Ammanath believes that now is the best, most rewarding time to be a woman in technology. "At times, it can be a bit lonely and intimidating, however, this feeling is where I find my strength to work extra hard to be heard on behalf of the other 'female techies'," says Ammanath.
Women Leaders Have To Work Harder Than Men To Prove Themselves
As CEO of GE South Africa Technologies, a joint venture between GE Transportation and the Mineworkers Investment Company, Zeenith Ebrahim has to make sure GESAT delivers on one of the largest-ever transportation deals GE has concluded outside the United States.
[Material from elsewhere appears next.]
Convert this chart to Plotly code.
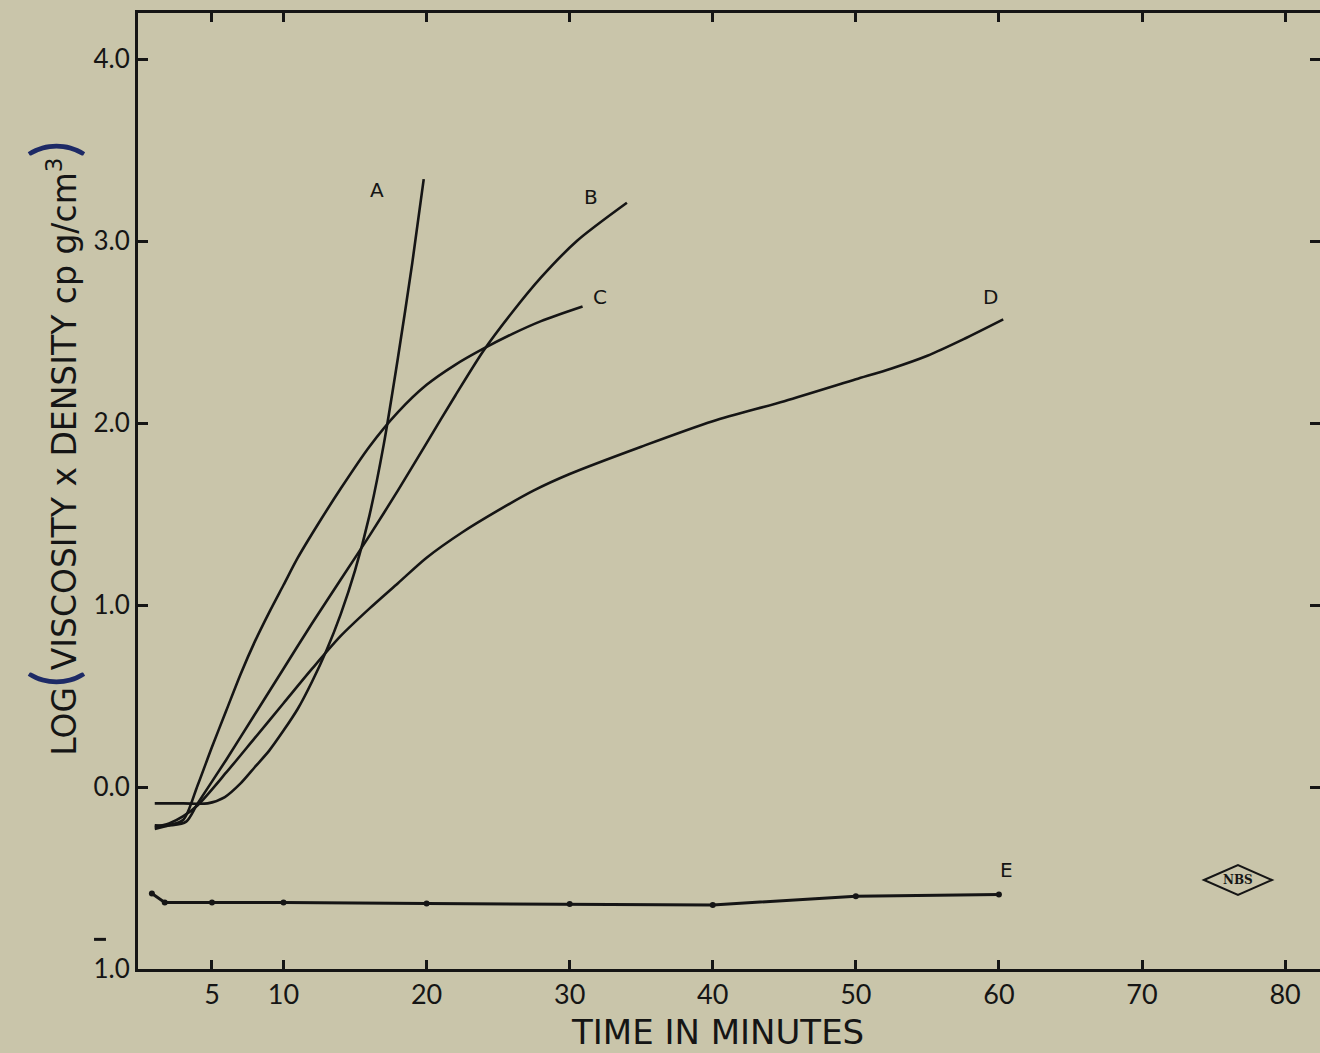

"Being a CEO in a male dominated sector is not easy. While men continue to build relationships outside the boardroom, over drinks or on the golf course, as a woman you have to establish and maintain your credibility within the boardroom," she says.
But Ebrahim says she always felt a drive to succeed in order to make a meaningful difference. While in high school, her work with children's rights group Molo Songololo elevated her social consciousness and led to her first overseas trip at the age of 16. "It felt good to be part of a global community with common interests. I felt like I had a voice and if I hadn't learnt to proactively express my views and offer myself up to do and learn certain things, I don't think I would be where I am today."
GE is continually encouraging girls to consider the technology field with initiatives such as the Girls in Technology Day, which is held annually in Nigeria and encourages girls to pursue careers in the science, technology, engineering and mathematics fields.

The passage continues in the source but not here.